■ Objective: Without the pictures, output the lines of the material from the very first through the one that holds "import pandas as pd".

■ Collected data:
• • •

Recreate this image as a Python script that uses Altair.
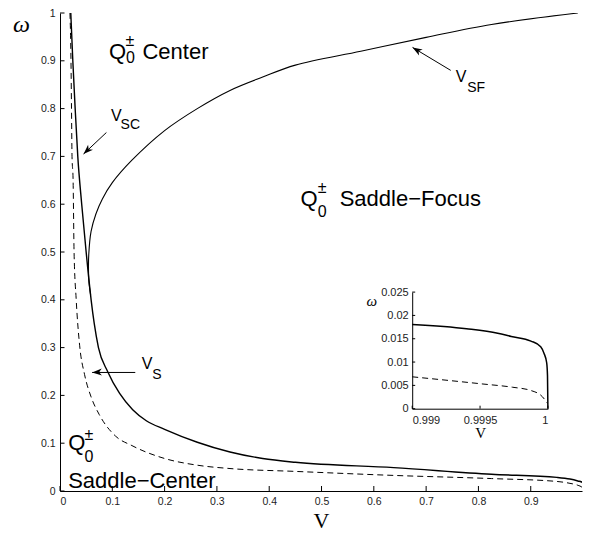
import altair as alt
import pandas as pd

# ---------------- data ----------------
# V_S : solid curve
vs_V = [0.0206, 0.0245, 0.029, 0.034, 0.0415, 0.050, 0.0545, 0.0595, 0.0655, 0.0735,
        0.091, 0.1140, 0.1390, 0.1650, 0.200, 0.2625, 0.325, 0.3875, 0.45,
        0.638, 0.825, 0.95, 0.975, 0.99, 0.999, 1.0]
vs_W = [1.0, 0.9, 0.8, 0.7, 0.6, 0.5, 0.45, 0.40, 0.35, 0.30,
        0.25, 0.204, 0.170, 0.147, 0.129, 0.102, 0.0815, 0.068, 0.060,
        0.049, 0.035, 0.0285, 0.025, 0.021, 0.018, 0.0]
# V_SC : dashed curve
vsc_V = [0.019, 0.021, 0.022, 0.023, 0.025, 0.0269, 0.031, 0.0375, 0.0469, 0.0594,
         0.075, 0.106, 0.1375, 0.200, 0.2625, 0.325, 0.45, 0.638, 0.825, 0.95,
         0.975, 0.99, 0.999, 1.0]
vsc_W = [1.0, 0.9, 0.8, 0.7, 0.652, 0.5, 0.40, 0.305, 0.244, 0.197,
         0.160, 0.115, 0.095, 0.068, 0.054, 0.047, 0.041, 0.0326, 0.026, 0.020,
         0.016, 0.012, 0.0068, 0.001]
# V_SF : solid curve (not a function of V)
vsf_V = [0.0585, 0.0555, 0.0545, 0.055, 0.0594, 0.0688, 0.081, 0.100, 0.1375, 0.200,
         0.2625, 0.325, 0.3875, 0.45, 0.575, 0.70, 0.825, 0.99]
vsf_W = [0.41, 0.435, 0.46, 0.495, 0.543, 0.58, 0.611, 0.645, 0.692, 0.754,
         0.80, 0.838, 0.866, 0.891, 0.92, 0.949, 0.976, 1.0]

# inset curves
in_s_V = [0.999, 0.9994, 0.99963, 0.99973, 0.999875, 0.999947, 0.999971, 0.999991, 0.999997, 1.0]
in_s_W = [0.01805, 0.01715, 0.0162, 0.0155, 0.0145, 0.0133, 0.0119, 0.00985, 0.0071, 0.0]
in_sc_V = [0.999, 0.999513, 0.99974, 0.999875, 0.99996, 0.999996]
in_sc_W = [0.00684, 0.00532, 0.0046, 0.0039, 0.00255, 0.00115]

# tick labels
x_ticks = [0, 0.1, 0.2, 0.3, 0.4, 0.5, 0.6, 0.7, 0.8, 0.9]
y_ticks = [0, 0.1, 0.2, 0.3, 0.4, 0.5, 0.6, 0.7, 0.8, 0.9, 1]
in_x_ticks = [0.999, 0.9995, 1]
in_y_ticks = [0, 0.005, 0.01, 0.015, 0.02, 0.025]

# annotations
lab_text = ["Q", "±", "0", "Center",
            "V", "SC", "V", "S", "V", "SF",
            "Q", "±", "0", "Saddle−Focus",
            "Q", "±", "0", "Saddle−Center"]
lab_V = [0.0938, 0.1251, 0.1263, 0.1576,
         0.0976, 0.1158, 0.1563, 0.1764, 0.7567, 0.7786,
         0.4597, 0.4928, 0.4928, 0.5347,
         0.0156, 0.0469, 0.0469, 0.0156]
lab_W = [0.9043, 0.9314, 0.8947, 0.9043,
         0.7739, 0.7570, 0.2546, 0.2342, 0.8554, 0.8350,
         0.5967, 0.6232, 0.5737, 0.5967,
         0.0849, 0.1059, 0.0611, 0.0067]
lab_size = [22, 16, 16, 22,
            16, 14, 16, 14, 16, 14,
            22, 16, 16, 22,
            22, 16, 16, 22]

arr_tail_V = [0.0887, 0.1439, 0.747]
arr_tail_W = [0.750, 0.248, 0.880]
arr_head_V = [0.045, 0.0614, 0.674]
arr_head_W = [0.705, 0.248, 0.928]
arr_angle = [136, 178, 211]

# ---------------- layout ----------------
W, H = 522, 478
IN_X0, IN_X1 = 352.2, 487.9
IN_Y0, IN_Y1 = 395.7, 279.1

XS = alt.Scale(domain=[0, 0.998], nice=False, zero=False)
YS = alt.Scale(domain=[0, 1], nice=False, zero=False)

AX = alt.Axis(values=x_ticks, format="~g", ticks=False, tickSize=0, grid=False,
              labelPadding=5, labelFontSize=10.5, title="V",
              titleFont="Liberation Serif", titleFontSize=22, titleFontWeight="normal",
              titleBaseline="alphabetic", titleY=36)
AY = alt.Axis(values=y_ticks, format="~g", ticks=False, tickSize=0, grid=False,
              labelPadding=5, labelFontSize=10.5, title="ω", titleAngle=0,
              titleX=-39, titleY=11, titleAlign="center", titleBaseline="middle",
              titleFont="Liberation Serif", titleFontSize=24, titleFontWeight="normal",
              titleFontStyle="italic")


def X(field="V"):
    return alt.X(f"{field}:Q", scale=XS, axis=AX)


def Y(field="W"):
    return alt.Y(f"{field}:Q", scale=YS, axis=AY)


def line(v, w, width, interp, dash=None):
    df = pd.DataFrame({"V": v, "W": w, "i": list(range(len(v)))})
    kw = dict(color="black", strokeWidth=width, clip=True, interpolate=interp)
    if dash:
        kw["strokeDash"] = dash
    return alt.Chart(df).mark_line(**kw).encode(x=X(), y=Y(), order="i:Q")


main_lines = [
    line(vs_V, vs_W, 1.4, "monotone"),
    line(vsc_V, vsc_W, 1.0, "monotone", [6, 4]),
    line(vsf_V, vsf_W, 1.1, "catmull-rom"),
]

xt = alt.Chart(pd.DataFrame({"V": x_ticks})).mark_rule(color="black", strokeWidth=1).encode(
    x=X(), y=alt.value(H), y2=alt.value(H - 5))
yt = alt.Chart(pd.DataFrame({"W": y_ticks})).mark_rule(color="black", strokeWidth=1).encode(
    y=Y(), x=alt.value(0), x2=alt.value(4.5))

labels = alt.Chart(pd.DataFrame({"V": lab_V, "W": lab_W, "t": lab_text, "fs": lab_size})).mark_text(
    align="left", baseline="alphabetic", font="Liberation Sans", color="black").encode(
    x=X(), y=Y(), text="t:N", size=alt.Size("fs:Q", scale=None))

arr_df = pd.DataFrame({"V": arr_tail_V, "W": arr_tail_W, "V2": arr_head_V, "W2": arr_head_W,
                       "ang": arr_angle})
arr_lines = alt.Chart(arr_df).mark_rule(color="black", strokeWidth=1).encode(
    x=X(), y=Y(), x2="V2:Q", y2="W2:Q")
arr_heads = alt.Chart(arr_df).mark_point(
    shape="M 0 0 L -1 -0.36 L -0.72 0 L -1 0.36 Z", filled=True, color="black",
    size=380, opacity=1).encode(
    x=alt.X("V2:Q", scale=XS, axis=AX), y=alt.Y("W2:Q", scale=YS, axis=AY),
    angle=alt.Angle("ang:Q", scale=None))

main_layer = alt.layer(*main_lines, xt, yt, arr_lines, arr_heads, labels)

# ---------------- inset ----------------
IXS = alt.Scale(domain=[0.999, 1], range=[IN_X0, IN_X1], nice=False, zero=False)
IYS = alt.Scale(domain=[0, 0.025], range=[IN_Y0, IN_Y1], nice=False, zero=False)
IAX = alt.Axis(orient="bottom", offset=-(H - IN_Y0), values=in_x_ticks, format="~g",
               ticks=False, tickSize=0, grid=False, labelPadding=6, labelFontSize=11,
               title="V", titleFont="Liberation Serif", titleFontSize=15,
               titleFontWeight="normal", titleBaseline="alphabetic", titleY=29)
IAY = alt.Axis(orient="left", offset=-IN_X0, values=in_y_ticks, format="~g",
               ticks=False, tickSize=0, grid=False, labelPadding=4, labelFontSize=11,
               title="ω", titleAngle=0, titleX=-41, titleY=287, titleAlign="center",
               titleBaseline="middle", titleFont="Liberation Serif", titleFontSize=15,
               titleFontWeight="normal", titleFontStyle="italic")


def iline(v, w, width, dash=None):
    df = pd.DataFrame({"V": v, "W": w, "i": list(range(len(v)))})
    kw = dict(color="black", strokeWidth=width, interpolate="monotone")
    if dash:
        kw["strokeDash"] = dash
    return alt.Chart(df).mark_line(**kw).encode(
        x=alt.X("V:Q", scale=IXS, axis=IAX), y=alt.Y("W:Q", scale=IYS, axis=IAY), order="i:Q")


ixt = alt.Chart(pd.DataFrame({"V": in_x_ticks})).mark_rule(color="black", strokeWidth=1).encode(
    x=alt.X("V:Q", scale=IXS, axis=IAX), y=alt.value(IN_Y0), y2=alt.value(IN_Y0 - 3))
iyt = alt.Chart(pd.DataFrame({"W": in_y_ticks})).mark_rule(color="black", strokeWidth=1).encode(
    y=alt.Y("W:Q", scale=IYS, axis=IAY), x=alt.value(IN_X0), x2=alt.value(IN_X0 + 3))

inset_layer = alt.layer(iline(in_s_V, in_s_W, 1.5), iline(in_sc_V, in_sc_W, 1.0, [6, 4]), ixt, iyt)

chart = alt.layer(main_layer, inset_layer).resolve_scale(
    x="independent", y="independent").resolve_axis(x="independent", y="independent").properties(
    width=W, height=H,
    padding={"left": 52, "top": 5, "right": 2, "bottom": 41},
    autosize=alt.AutoSizeParams(type="none"),
    background="white",
).configure_view(stroke="transparent").configure_axis(
    domainColor="black", domainWidth=1, labelColor="#222222", labelFont="Liberation Sans",
    titleColor="black")

chart.save("out.html", embed_options={"renderer": "svg", "actions": False})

• • •

■ Task response:
Recreate this image as a Python script that uses Altair.
import altair as alt
import pandas as pd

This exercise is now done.